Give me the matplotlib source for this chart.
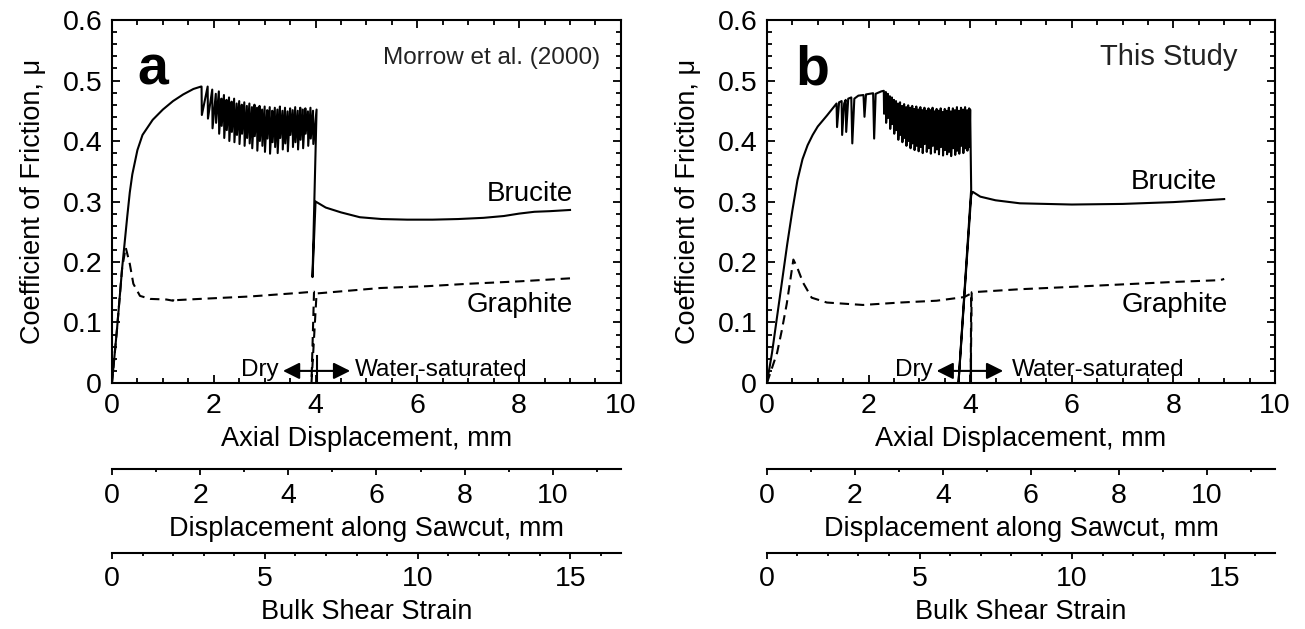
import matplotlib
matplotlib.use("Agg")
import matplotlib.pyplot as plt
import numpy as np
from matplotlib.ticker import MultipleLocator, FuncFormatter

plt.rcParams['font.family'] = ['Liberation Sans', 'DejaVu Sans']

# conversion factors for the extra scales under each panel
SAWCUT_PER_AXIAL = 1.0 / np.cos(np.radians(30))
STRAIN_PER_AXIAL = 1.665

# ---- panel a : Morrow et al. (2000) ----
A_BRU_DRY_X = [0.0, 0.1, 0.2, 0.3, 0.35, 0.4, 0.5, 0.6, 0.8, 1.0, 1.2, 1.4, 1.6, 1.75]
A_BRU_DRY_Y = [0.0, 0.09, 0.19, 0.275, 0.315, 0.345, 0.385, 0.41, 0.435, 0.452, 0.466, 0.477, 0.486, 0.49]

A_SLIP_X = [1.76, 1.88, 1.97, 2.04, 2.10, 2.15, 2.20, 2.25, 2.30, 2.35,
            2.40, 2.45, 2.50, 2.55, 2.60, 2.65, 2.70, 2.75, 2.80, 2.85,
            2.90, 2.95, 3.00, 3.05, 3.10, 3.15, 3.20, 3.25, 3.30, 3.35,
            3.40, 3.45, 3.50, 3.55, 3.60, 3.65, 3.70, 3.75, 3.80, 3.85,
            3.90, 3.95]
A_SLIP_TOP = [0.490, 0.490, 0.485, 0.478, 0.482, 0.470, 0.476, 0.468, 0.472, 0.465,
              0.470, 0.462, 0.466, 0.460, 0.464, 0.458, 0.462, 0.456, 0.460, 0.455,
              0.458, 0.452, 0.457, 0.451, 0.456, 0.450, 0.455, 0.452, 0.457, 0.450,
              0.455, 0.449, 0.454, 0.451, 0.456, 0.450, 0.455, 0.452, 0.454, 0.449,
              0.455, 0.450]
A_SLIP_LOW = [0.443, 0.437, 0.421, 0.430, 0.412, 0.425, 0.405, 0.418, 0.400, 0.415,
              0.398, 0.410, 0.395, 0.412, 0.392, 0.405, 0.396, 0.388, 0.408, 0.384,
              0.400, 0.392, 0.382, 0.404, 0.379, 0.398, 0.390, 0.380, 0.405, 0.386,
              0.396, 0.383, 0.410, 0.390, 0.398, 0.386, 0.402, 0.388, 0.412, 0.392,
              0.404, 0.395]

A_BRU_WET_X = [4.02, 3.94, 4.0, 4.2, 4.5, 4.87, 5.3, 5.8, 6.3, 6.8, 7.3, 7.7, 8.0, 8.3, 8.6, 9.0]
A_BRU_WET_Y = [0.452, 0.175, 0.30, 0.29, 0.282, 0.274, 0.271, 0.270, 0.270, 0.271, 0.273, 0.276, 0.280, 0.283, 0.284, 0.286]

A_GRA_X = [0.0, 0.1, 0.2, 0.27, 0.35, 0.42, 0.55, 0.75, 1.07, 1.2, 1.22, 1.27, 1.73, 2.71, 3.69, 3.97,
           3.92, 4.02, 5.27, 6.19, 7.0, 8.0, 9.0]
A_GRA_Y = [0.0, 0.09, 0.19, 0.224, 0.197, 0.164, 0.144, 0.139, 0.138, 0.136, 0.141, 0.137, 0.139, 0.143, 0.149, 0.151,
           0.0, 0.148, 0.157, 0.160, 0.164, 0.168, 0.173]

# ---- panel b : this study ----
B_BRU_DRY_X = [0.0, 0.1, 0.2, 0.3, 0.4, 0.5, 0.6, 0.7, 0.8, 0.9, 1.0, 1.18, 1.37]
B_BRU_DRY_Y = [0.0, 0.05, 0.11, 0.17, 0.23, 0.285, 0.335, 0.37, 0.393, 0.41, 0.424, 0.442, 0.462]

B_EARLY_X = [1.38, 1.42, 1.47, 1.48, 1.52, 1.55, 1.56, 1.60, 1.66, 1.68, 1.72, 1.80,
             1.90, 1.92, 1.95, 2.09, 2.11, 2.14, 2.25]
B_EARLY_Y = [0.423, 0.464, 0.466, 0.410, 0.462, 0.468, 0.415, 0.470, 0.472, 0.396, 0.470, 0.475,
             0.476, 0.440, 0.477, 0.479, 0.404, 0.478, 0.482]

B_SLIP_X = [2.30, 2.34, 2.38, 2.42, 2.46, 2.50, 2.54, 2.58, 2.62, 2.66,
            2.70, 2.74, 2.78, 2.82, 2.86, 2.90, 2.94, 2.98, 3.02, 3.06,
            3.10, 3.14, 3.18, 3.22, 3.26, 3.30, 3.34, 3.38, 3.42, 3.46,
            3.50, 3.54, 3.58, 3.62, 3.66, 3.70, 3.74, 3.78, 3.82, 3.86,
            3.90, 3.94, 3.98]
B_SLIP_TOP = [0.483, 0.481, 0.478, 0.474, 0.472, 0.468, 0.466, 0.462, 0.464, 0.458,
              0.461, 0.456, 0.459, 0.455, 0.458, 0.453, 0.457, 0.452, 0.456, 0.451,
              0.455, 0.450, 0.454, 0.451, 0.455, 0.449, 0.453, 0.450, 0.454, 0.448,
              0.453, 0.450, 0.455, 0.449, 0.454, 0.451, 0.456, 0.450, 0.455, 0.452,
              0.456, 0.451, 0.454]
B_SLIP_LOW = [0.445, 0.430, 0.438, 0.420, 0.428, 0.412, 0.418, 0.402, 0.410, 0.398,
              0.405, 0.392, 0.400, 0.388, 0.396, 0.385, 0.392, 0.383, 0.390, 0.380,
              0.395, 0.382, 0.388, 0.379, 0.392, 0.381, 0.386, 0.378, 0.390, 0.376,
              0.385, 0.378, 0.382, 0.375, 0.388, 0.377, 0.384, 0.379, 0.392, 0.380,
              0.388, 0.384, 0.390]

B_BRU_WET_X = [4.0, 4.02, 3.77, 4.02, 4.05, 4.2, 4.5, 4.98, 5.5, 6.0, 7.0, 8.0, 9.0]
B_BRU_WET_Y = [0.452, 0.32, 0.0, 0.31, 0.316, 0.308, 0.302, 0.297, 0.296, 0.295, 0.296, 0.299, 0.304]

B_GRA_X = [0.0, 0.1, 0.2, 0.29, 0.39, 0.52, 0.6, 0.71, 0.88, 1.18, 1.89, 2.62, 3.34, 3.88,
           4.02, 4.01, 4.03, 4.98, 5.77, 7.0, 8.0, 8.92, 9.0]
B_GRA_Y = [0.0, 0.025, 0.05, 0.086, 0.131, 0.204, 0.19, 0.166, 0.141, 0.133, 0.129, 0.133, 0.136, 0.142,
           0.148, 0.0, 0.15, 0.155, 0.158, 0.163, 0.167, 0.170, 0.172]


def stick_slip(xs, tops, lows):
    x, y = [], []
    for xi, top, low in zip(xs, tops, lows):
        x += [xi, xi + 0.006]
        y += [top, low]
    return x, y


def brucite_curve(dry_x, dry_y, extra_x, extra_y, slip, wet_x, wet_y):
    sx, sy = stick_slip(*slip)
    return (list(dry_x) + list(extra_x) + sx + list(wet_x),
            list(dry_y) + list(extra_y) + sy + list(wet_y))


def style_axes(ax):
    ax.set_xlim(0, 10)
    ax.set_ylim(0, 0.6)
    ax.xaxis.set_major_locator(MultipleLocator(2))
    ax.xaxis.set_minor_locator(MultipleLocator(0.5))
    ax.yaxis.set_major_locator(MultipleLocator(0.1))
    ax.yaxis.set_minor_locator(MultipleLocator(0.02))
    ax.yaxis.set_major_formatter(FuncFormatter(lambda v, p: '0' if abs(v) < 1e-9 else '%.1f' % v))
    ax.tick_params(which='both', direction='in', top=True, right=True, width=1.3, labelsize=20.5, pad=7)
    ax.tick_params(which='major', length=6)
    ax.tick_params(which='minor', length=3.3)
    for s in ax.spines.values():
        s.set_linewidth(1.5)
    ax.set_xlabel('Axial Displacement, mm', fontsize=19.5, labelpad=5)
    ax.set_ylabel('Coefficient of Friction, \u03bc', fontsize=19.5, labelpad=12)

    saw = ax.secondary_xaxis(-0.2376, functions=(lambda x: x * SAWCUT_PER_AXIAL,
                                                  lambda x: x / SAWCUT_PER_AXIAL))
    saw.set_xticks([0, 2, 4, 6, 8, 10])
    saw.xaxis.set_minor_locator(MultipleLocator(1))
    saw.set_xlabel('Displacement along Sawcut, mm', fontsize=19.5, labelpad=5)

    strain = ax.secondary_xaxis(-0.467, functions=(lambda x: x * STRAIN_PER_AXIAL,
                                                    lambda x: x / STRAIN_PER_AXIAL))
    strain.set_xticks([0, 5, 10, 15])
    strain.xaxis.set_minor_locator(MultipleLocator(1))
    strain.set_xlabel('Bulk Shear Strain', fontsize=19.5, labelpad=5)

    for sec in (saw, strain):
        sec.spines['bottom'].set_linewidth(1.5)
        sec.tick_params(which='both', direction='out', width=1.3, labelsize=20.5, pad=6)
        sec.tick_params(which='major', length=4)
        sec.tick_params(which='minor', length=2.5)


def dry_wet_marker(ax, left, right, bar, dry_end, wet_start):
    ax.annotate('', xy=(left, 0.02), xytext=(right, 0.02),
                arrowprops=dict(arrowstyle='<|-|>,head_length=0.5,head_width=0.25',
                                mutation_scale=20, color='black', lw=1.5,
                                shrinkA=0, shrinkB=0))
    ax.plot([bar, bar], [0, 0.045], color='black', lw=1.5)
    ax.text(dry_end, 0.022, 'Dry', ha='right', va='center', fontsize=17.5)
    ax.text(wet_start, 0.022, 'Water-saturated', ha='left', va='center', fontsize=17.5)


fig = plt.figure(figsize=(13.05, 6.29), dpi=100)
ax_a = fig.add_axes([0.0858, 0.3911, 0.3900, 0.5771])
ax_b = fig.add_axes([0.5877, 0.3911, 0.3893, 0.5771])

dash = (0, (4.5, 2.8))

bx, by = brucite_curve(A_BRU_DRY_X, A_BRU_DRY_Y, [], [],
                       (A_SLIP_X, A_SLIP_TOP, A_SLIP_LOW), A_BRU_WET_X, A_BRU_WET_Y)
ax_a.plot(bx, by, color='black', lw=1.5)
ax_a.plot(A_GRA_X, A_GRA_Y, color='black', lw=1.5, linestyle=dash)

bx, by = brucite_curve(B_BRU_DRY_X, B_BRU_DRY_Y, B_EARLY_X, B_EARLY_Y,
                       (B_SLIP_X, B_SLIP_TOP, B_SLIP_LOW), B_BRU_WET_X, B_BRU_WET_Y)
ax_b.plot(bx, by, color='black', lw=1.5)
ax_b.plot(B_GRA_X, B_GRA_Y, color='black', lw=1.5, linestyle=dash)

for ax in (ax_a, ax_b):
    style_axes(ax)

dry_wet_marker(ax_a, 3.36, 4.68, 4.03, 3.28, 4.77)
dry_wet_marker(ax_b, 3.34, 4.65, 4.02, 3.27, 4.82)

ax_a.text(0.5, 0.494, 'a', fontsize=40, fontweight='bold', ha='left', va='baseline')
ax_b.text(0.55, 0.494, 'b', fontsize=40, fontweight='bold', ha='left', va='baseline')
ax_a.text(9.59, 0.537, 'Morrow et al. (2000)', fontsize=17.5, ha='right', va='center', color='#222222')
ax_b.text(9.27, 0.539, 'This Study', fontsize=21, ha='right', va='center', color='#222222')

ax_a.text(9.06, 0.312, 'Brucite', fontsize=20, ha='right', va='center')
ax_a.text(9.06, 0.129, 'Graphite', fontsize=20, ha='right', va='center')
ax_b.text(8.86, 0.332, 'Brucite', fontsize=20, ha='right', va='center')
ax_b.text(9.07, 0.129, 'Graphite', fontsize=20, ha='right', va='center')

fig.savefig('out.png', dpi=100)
────────────────────────────────────────
▶ _Direction_
Take the material above from its first line through the line holding "plt.rcParams['font.family'] = ['Liberation" and set it down exactly, without the pictures.

▶ _Output below_
Give me the matplotlib source for this chart.
import matplotlib
matplotlib.use("Agg")
import matplotlib.pyplot as plt
import numpy as np
from matplotlib.ticker import MultipleLocator, FuncFormatter

plt.rcParams['font.family'] = ['Liberation Sans', 'DejaVu Sans']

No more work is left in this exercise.